◆ Objective ◆
Pick every line from the data that holds the word "this".

Part of a data file:
===============

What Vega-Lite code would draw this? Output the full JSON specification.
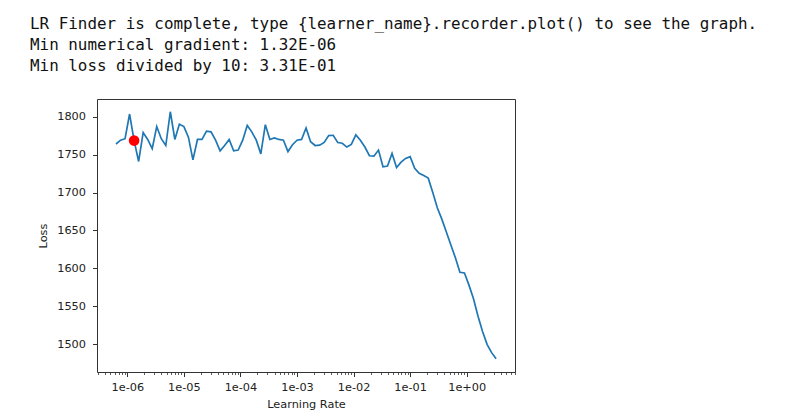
{
  "$schema": "https://vega.github.io/schema/vega-lite/v6.json",
  "width": 418,
  "height": 273,
  "autosize": {"type": "none"},
  "padding": {"left": 97, "top": 99, "right": 274, "bottom": 41},
  "background": "white",
  "title": {
    "text": [
      "LR Finder is complete, type {learner_name}.recorder.plot() to see the graph.",
      "Min numerical gradient: 1.32E-06",
      "Min loss divided by 10: 3.31E-01"
    ],
    "anchor": "start",
    "frame": "group",
    "font": "DejaVu Sans Mono",
    "fontSize": 15.9,
    "fontWeight": "normal",
    "color": "#111",
    "lineHeight": 21,
    "dx": -67,
    "offset": 25
  },
  "datasets": {
    "losses": [
      {"lr": 6.3096e-7, "loss": 1764},
      {"lr": 7.5858e-7, "loss": 1769},
      {"lr": 9.1201e-7, "loss": 1771},
      {"lr": 1.0965e-6, "loss": 1803.5},
      {"lr": 1.3183e-6, "loss": 1768.5},
      {"lr": 1.5849e-6, "loss": 1741},
      {"lr": 1.9055e-6, "loss": 1779},
      {"lr": 2.2909e-6, "loss": 1770},
      {"lr": 2.7542e-6, "loss": 1758},
      {"lr": 3.3113e-6, "loss": 1787},
      {"lr": 3.9811e-6, "loss": 1771},
      {"lr": 4.7863e-6, "loss": 1762},
      {"lr": 5.7544e-6, "loss": 1806.5},
      {"lr": 6.9183e-6, "loss": 1770},
      {"lr": 8.3176e-6, "loss": 1790},
      {"lr": 1.0e-5, "loss": 1787},
      {"lr": 1.2023e-5, "loss": 1773},
      {"lr": 1.4454e-5, "loss": 1743},
      {"lr": 1.7378e-5, "loss": 1770},
      {"lr": 2.0893e-5, "loss": 1770},
      {"lr": 2.5119e-5, "loss": 1781},
      {"lr": 3.02e-5, "loss": 1780},
      {"lr": 3.6308e-5, "loss": 1769},
      {"lr": 4.3652e-5, "loss": 1755},
      {"lr": 5.2481e-5, "loss": 1762},
      {"lr": 6.3096e-5, "loss": 1770},
      {"lr": 7.5858e-5, "loss": 1755},
      {"lr": 9.1201e-5, "loss": 1756},
      {"lr": 1.0965e-4, "loss": 1769},
      {"lr": 1.3183e-4, "loss": 1788.5},
      {"lr": 1.5849e-4, "loss": 1780},
      {"lr": 1.9055e-4, "loss": 1769},
      {"lr": 2.2909e-4, "loss": 1751},
      {"lr": 2.7542e-4, "loss": 1789.5},
      {"lr": 3.3113e-4, "loss": 1770},
      {"lr": 3.9811e-4, "loss": 1772},
      {"lr": 4.7863e-4, "loss": 1770},
      {"lr": 5.7544e-4, "loss": 1769},
      {"lr": 6.9183e-4, "loss": 1754},
      {"lr": 8.3176e-4, "loss": 1763},
      {"lr": 1.0e-3, "loss": 1769},
      {"lr": 1.2023e-3, "loss": 1770},
      {"lr": 1.4454e-3, "loss": 1785},
      {"lr": 1.7378e-3, "loss": 1767},
      {"lr": 2.0893e-3, "loss": 1762},
      {"lr": 2.5119e-3, "loss": 1762.5},
      {"lr": 3.02e-3, "loss": 1766},
      {"lr": 3.6308e-3, "loss": 1775},
      {"lr": 4.3652e-3, "loss": 1775.5},
      {"lr": 5.2481e-3, "loss": 1766},
      {"lr": 6.3096e-3, "loss": 1765},
      {"lr": 7.5858e-3, "loss": 1760},
      {"lr": 9.1201e-3, "loss": 1763.5},
      {"lr": 1.0965e-2, "loss": 1776},
      {"lr": 1.3183e-2, "loss": 1769},
      {"lr": 1.5849e-2, "loss": 1760},
      {"lr": 1.9055e-2, "loss": 1748.5},
      {"lr": 2.2909e-2, "loss": 1748},
      {"lr": 2.7542e-2, "loss": 1756},
      {"lr": 3.3113e-2, "loss": 1734},
      {"lr": 3.9811e-2, "loss": 1735},
      {"lr": 4.7863e-2, "loss": 1751.5},
      {"lr": 5.7544e-2, "loss": 1733},
      {"lr": 6.9183e-2, "loss": 1740},
      {"lr": 8.3176e-2, "loss": 1745},
      {"lr": 0.1, "loss": 1747.3},
      {"lr": 0.12023, "loss": 1732},
      {"lr": 0.14454, "loss": 1725.5},
      {"lr": 0.17378, "loss": 1722.5},
      {"lr": 0.20893, "loss": 1719},
      {"lr": 0.25119, "loss": 1700},
      {"lr": 0.302, "loss": 1680},
      {"lr": 0.36308, "loss": 1665},
      {"lr": 0.43652, "loss": 1648},
      {"lr": 0.52481, "loss": 1631},
      {"lr": 0.63096, "loss": 1614},
      {"lr": 0.75858, "loss": 1595},
      {"lr": 0.91201, "loss": 1594},
      {"lr": 1.0965, "loss": 1578},
      {"lr": 1.3183, "loss": 1560},
      {"lr": 1.5849, "loss": 1537},
      {"lr": 1.9055, "loss": 1517},
      {"lr": 2.2909, "loss": 1500},
      {"lr": 2.7542, "loss": 1489},
      {"lr": 3.3113, "loss": 1481}
    ],
    "best": [
      {"lr": 1.3183e-6, "loss": 1768.5}
    ]
  },
  "layer": [
    {
      "data": {"name": "losses"},
      "mark": {"type": "line", "color": "#1f77b4", "strokeWidth": 1.7},
      "encoding": {
        "x": {
          "field": "lr",
          "type": "quantitative",
          "scale": {"type": "log", "domain": [2.91e-7, 7.14], "nice": false},
          "axis": {
            "title": "Learning Rate",
            "values": [3e-7, 4e-7, 5e-7, 6e-7, 7e-7, 8e-7, 9e-7,
                       1e-6, 2e-6, 3e-6, 4e-6, 5e-6, 6e-6, 7e-6, 8e-6, 9e-6,
                       1e-5, 2e-5, 3e-5, 4e-5, 5e-5, 6e-5, 7e-5, 8e-5, 9e-5,
                       1e-4, 2e-4, 3e-4, 4e-4, 5e-4, 6e-4, 7e-4, 8e-4, 9e-4,
                       1e-3, 2e-3, 3e-3, 4e-3, 5e-3, 6e-3, 7e-3, 8e-3, 9e-3,
                       1e-2, 2e-2, 3e-2, 4e-2, 5e-2, 6e-2, 7e-2, 8e-2, 9e-2,
                       0.1, 0.2, 0.3, 0.4, 0.5, 0.6, 0.7, 0.8, 0.9,
                       1, 2, 3, 4, 5, 6, 7],
            "labelExpr": "abs(log(datum.value)/LN10 - round(log(datum.value)/LN10)) < 0.001 ? '1e' + (round(log(datum.value)/LN10) < 0 ? '-' : '+') + (abs(round(log(datum.value)/LN10)) < 10 ? '0' : '') + abs(round(log(datum.value)/LN10)) : ''",
            "tickSize": {"condition": {"test": "abs(log(datum.value)/LN10 - round(log(datum.value)/LN10)) < 0.001", "value": 4.5}, "value": 2.5},
            "tickWidth": {"condition": {"test": "abs(log(datum.value)/LN10 - round(log(datum.value)/LN10)) < 0.001", "value": 1}, "value": 0.8},
            "labelOverlap": false,
            "labelFlush": false,
            "labelPadding": 5,
            "titlePadding": 6
          }
        },
        "y": {
          "field": "loss",
          "type": "quantitative",
          "scale": {"domain": [1463.5, 1823.3], "nice": false, "zero": false},
          "axis": {
            "title": "Loss",
            "format": "d",
            "values": [1500, 1550, 1600, 1650, 1700, 1750, 1800],
            "tickSize": 4.5,
            "tickWidth": 1,
            "labelPadding": 7,
            "titlePadding": 8
          }
        }
      }
    },
    {
      "data": {"name": "best"},
      "mark": {"type": "circle", "color": "red", "size": 113, "opacity": 1},
      "encoding": {
        "x": {"field": "lr", "type": "quantitative"},
        "y": {"field": "loss", "type": "quantitative"}
      }
    }
  ],
  "config": {
    "view": {"stroke": "#333", "strokeWidth": 1},
    "axis": {
      "grid": false,
      "domain": false,
      "labelFont": "DejaVu Sans",
      "labelFontSize": 11.3,
      "titleFont": "DejaVu Sans",
      "titleFontSize": 11.3,
      "titleFontWeight": "normal",
      "labelColor": "#222",
      "titleColor": "#222",
      "tickColor": "#333"
    }
  }
}
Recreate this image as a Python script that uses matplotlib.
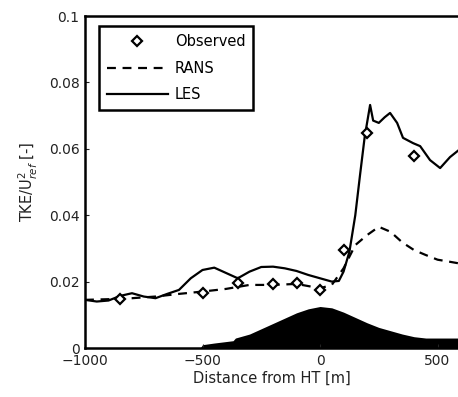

===============

◆ Exercise response ◆
What Vega-Lite code would draw this? Output the full JSON specification.
Recreate this image as a Python script that uses matplotlib.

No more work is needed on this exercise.